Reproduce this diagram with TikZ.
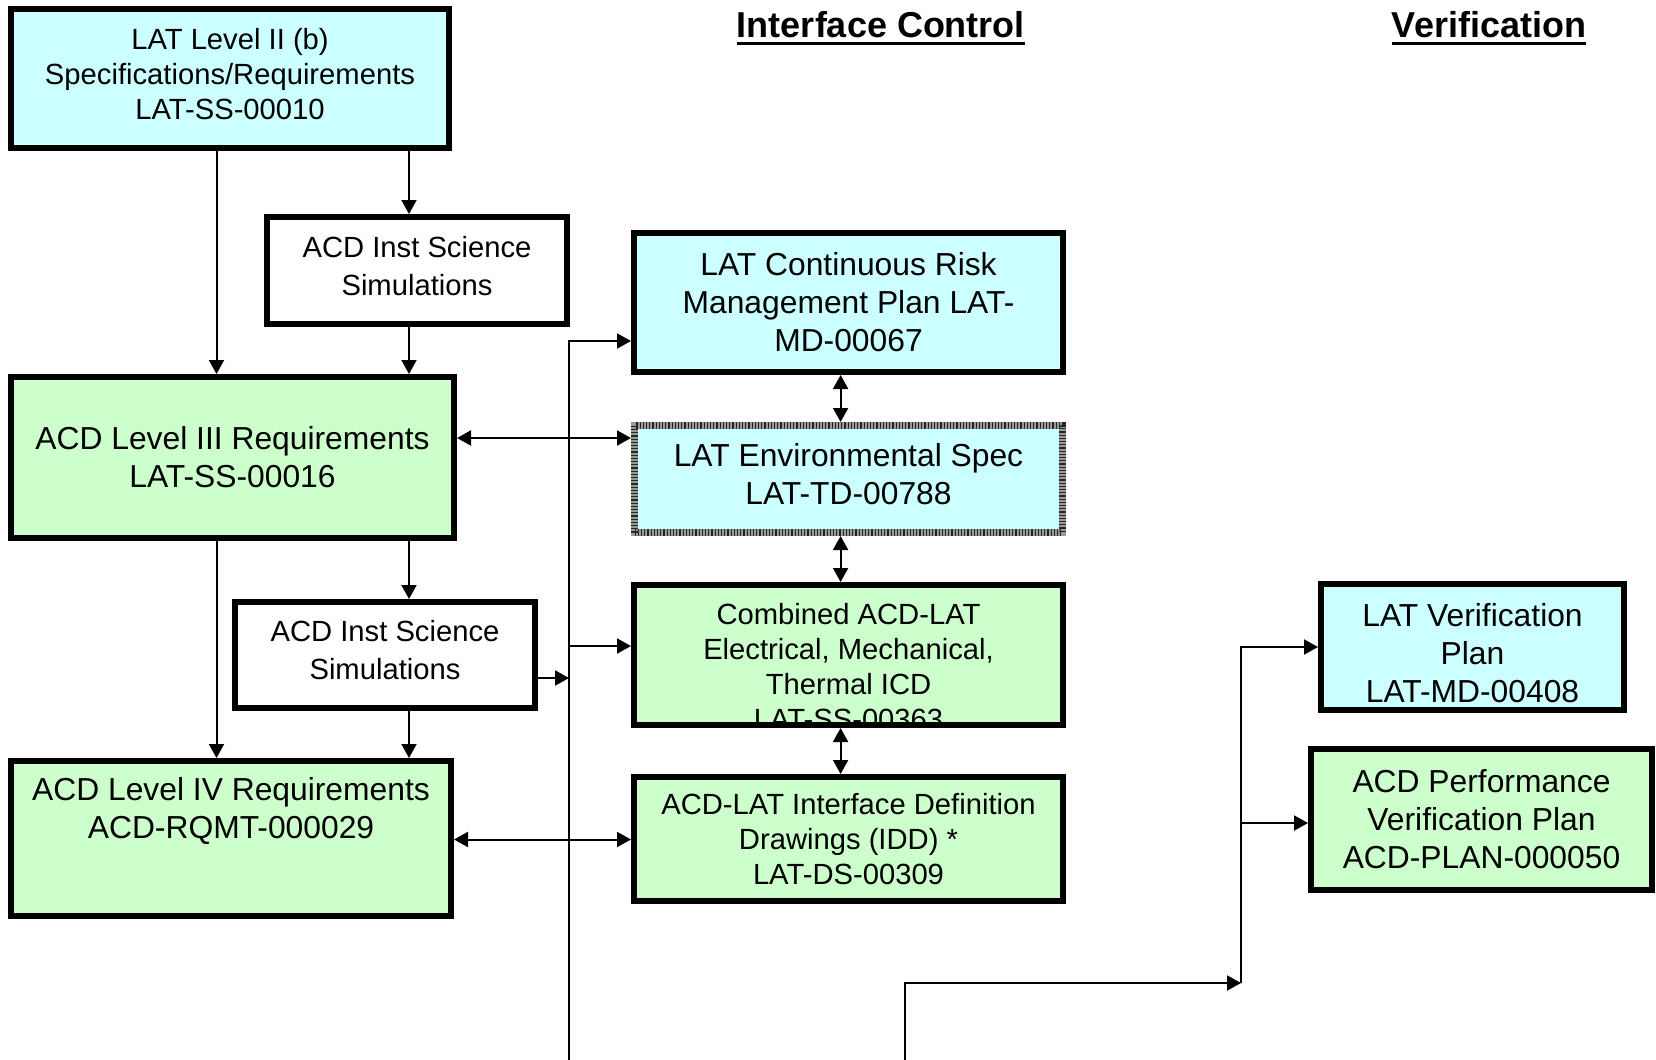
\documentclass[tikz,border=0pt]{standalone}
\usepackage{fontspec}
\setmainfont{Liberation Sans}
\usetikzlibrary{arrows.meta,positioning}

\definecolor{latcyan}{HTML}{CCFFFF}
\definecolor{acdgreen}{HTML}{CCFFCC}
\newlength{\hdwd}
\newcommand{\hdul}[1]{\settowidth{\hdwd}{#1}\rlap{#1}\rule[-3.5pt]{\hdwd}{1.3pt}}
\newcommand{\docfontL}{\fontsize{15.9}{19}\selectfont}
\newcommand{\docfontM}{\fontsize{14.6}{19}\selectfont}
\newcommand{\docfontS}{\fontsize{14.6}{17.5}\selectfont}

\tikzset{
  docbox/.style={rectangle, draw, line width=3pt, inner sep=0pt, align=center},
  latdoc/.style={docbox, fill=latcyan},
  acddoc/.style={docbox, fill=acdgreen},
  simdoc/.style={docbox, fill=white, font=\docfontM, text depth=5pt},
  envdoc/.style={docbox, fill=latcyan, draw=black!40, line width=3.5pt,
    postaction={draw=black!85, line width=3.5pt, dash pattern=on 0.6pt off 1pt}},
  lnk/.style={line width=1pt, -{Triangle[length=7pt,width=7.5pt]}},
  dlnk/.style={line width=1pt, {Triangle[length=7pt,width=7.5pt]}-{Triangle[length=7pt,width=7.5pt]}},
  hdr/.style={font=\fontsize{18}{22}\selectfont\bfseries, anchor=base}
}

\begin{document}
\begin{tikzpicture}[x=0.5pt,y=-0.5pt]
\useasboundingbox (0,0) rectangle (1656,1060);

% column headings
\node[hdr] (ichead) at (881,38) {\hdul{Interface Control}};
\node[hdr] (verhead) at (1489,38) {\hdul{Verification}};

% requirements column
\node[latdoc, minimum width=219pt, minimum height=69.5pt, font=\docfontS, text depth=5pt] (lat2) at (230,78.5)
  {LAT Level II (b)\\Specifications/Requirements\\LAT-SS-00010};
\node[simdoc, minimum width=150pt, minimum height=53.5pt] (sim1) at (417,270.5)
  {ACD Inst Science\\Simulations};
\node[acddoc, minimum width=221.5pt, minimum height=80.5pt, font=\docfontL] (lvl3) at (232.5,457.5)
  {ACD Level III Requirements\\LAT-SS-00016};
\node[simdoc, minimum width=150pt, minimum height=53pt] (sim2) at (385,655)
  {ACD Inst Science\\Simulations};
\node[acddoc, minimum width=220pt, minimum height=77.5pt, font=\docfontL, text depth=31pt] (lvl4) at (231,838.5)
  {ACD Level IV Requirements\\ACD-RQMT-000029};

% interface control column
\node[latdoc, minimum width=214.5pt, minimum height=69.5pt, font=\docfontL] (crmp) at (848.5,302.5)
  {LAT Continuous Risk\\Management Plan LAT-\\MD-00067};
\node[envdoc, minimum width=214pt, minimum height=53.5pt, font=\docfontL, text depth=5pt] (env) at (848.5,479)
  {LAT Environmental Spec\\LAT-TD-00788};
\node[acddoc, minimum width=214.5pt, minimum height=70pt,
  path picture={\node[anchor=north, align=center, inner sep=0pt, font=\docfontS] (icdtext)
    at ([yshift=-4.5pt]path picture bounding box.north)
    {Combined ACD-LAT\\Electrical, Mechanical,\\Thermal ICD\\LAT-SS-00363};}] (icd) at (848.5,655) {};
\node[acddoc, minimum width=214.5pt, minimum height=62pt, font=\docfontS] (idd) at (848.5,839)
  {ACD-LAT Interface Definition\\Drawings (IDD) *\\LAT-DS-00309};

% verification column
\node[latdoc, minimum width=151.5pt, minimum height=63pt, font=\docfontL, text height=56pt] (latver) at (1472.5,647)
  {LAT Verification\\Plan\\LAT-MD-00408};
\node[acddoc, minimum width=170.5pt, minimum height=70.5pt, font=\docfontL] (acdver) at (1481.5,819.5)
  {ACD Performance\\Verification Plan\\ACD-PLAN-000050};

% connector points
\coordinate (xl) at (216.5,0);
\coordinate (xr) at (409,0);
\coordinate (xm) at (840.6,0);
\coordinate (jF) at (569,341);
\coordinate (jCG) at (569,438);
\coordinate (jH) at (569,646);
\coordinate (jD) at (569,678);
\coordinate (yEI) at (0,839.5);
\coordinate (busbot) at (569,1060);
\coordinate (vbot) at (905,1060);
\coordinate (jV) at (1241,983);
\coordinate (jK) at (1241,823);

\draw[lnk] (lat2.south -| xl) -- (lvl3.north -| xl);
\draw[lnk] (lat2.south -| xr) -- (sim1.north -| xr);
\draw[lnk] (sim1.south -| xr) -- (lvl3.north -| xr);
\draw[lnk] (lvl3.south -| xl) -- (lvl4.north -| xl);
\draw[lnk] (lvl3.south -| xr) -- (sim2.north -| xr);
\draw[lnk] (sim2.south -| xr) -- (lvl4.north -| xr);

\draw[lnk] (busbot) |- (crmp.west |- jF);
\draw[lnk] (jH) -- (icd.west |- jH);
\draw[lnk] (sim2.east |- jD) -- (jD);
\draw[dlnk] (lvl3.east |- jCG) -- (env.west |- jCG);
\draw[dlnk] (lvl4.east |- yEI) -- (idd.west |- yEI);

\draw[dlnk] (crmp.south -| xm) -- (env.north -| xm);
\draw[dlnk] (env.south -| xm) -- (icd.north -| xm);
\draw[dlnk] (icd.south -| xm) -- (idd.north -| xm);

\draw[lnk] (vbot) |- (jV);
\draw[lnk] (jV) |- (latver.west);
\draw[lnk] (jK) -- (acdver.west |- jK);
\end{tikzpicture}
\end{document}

### [Instructions to follow]
Reproduce the material in its entirety and word for word, without the pictures.

### [Answer for this exercise]
Reproduce this diagram with TikZ.
\documentclass[tikz,border=0pt]{standalone}
\usepackage{fontspec}
\setmainfont{Liberation Sans}
\usetikzlibrary{arrows.meta,positioning}

\definecolor{latcyan}{HTML}{CCFFFF}
\definecolor{acdgreen}{HTML}{CCFFCC}
\newlength{\hdwd}
\newcommand{\hdul}[1]{\settowidth{\hdwd}{#1}\rlap{#1}\rule[-3.5pt]{\hdwd}{1.3pt}}
\newcommand{\docfontL}{\fontsize{15.9}{19}\selectfont}
\newcommand{\docfontM}{\fontsize{14.6}{19}\selectfont}
\newcommand{\docfontS}{\fontsize{14.6}{17.5}\selectfont}

\tikzset{
  docbox/.style={rectangle, draw, line width=3pt, inner sep=0pt, align=center},
  latdoc/.style={docbox, fill=latcyan},
  acddoc/.style={docbox, fill=acdgreen},
  simdoc/.style={docbox, fill=white, font=\docfontM, text depth=5pt},
  envdoc/.style={docbox, fill=latcyan, draw=black!40, line width=3.5pt,
    postaction={draw=black!85, line width=3.5pt, dash pattern=on 0.6pt off 1pt}},
  lnk/.style={line width=1pt, -{Triangle[length=7pt,width=7.5pt]}},
  dlnk/.style={line width=1pt, {Triangle[length=7pt,width=7.5pt]}-{Triangle[length=7pt,width=7.5pt]}},
  hdr/.style={font=\fontsize{18}{22}\selectfont\bfseries, anchor=base}
}

\begin{document}
\begin{tikzpicture}[x=0.5pt,y=-0.5pt]
\useasboundingbox (0,0) rectangle (1656,1060);

% column headings
\node[hdr] (ichead) at (881,38) {\hdul{Interface Control}};
\node[hdr] (verhead) at (1489,38) {\hdul{Verification}};

% requirements column
\node[latdoc, minimum width=219pt, minimum height=69.5pt, font=\docfontS, text depth=5pt] (lat2) at (230,78.5)
  {LAT Level II (b)\\Specifications/Requirements\\LAT-SS-00010};
\node[simdoc, minimum width=150pt, minimum height=53.5pt] (sim1) at (417,270.5)
  {ACD Inst Science\\Simulations};
\node[acddoc, minimum width=221.5pt, minimum height=80.5pt, font=\docfontL] (lvl3) at (232.5,457.5)
  {ACD Level III Requirements\\LAT-SS-00016};
\node[simdoc, minimum width=150pt, minimum height=53pt] (sim2) at (385,655)
  {ACD Inst Science\\Simulations};
\node[acddoc, minimum width=220pt, minimum height=77.5pt, font=\docfontL, text depth=31pt] (lvl4) at (231,838.5)
  {ACD Level IV Requirements\\ACD-RQMT-000029};

% interface control column
\node[latdoc, minimum width=214.5pt, minimum height=69.5pt, font=\docfontL] (crmp) at (848.5,302.5)
  {LAT Continuous Risk\\Management Plan LAT-\\MD-00067};
\node[envdoc, minimum width=214pt, minimum height=53.5pt, font=\docfontL, text depth=5pt] (env) at (848.5,479)
  {LAT Environmental Spec\\LAT-TD-00788};
\node[acddoc, minimum width=214.5pt, minimum height=70pt,
  path picture={\node[anchor=north, align=center, inner sep=0pt, font=\docfontS] (icdtext)
    at ([yshift=-4.5pt]path picture bounding box.north)
    {Combined ACD-LAT\\Electrical, Mechanical,\\Thermal ICD\\LAT-SS-00363};}] (icd) at (848.5,655) {};
\node[acddoc, minimum width=214.5pt, minimum height=62pt, font=\docfontS] (idd) at (848.5,839)
  {ACD-LAT Interface Definition\\Drawings (IDD) *\\LAT-DS-00309};

% verification column
\node[latdoc, minimum width=151.5pt, minimum height=63pt, font=\docfontL, text height=56pt] (latver) at (1472.5,647)
  {LAT Verification\\Plan\\LAT-MD-00408};
\node[acddoc, minimum width=170.5pt, minimum height=70.5pt, font=\docfontL] (acdver) at (1481.5,819.5)
  {ACD Performance\\Verification Plan\\ACD-PLAN-000050};

% connector points
\coordinate (xl) at (216.5,0);
\coordinate (xr) at (409,0);
\coordinate (xm) at (840.6,0);
\coordinate (jF) at (569,341);
\coordinate (jCG) at (569,438);
\coordinate (jH) at (569,646);
\coordinate (jD) at (569,678);
\coordinate (yEI) at (0,839.5);
\coordinate (busbot) at (569,1060);
\coordinate (vbot) at (905,1060);
\coordinate (jV) at (1241,983);
\coordinate (jK) at (1241,823);

\draw[lnk] (lat2.south -| xl) -- (lvl3.north -| xl);
\draw[lnk] (lat2.south -| xr) -- (sim1.north -| xr);
\draw[lnk] (sim1.south -| xr) -- (lvl3.north -| xr);
\draw[lnk] (lvl3.south -| xl) -- (lvl4.north -| xl);
\draw[lnk] (lvl3.south -| xr) -- (sim2.north -| xr);
\draw[lnk] (sim2.south -| xr) -- (lvl4.north -| xr);

\draw[lnk] (busbot) |- (crmp.west |- jF);
\draw[lnk] (jH) -- (icd.west |- jH);
\draw[lnk] (sim2.east |- jD) -- (jD);
\draw[dlnk] (lvl3.east |- jCG) -- (env.west |- jCG);
\draw[dlnk] (lvl4.east |- yEI) -- (idd.west |- yEI);

\draw[dlnk] (crmp.south -| xm) -- (env.north -| xm);
\draw[dlnk] (env.south -| xm) -- (icd.north -| xm);
\draw[dlnk] (icd.south -| xm) -- (idd.north -| xm);

\draw[lnk] (vbot) |- (jV);
\draw[lnk] (jV) |- (latver.west);
\draw[lnk] (jK) -- (acdver.west |- jK);
\end{tikzpicture}
\end{document}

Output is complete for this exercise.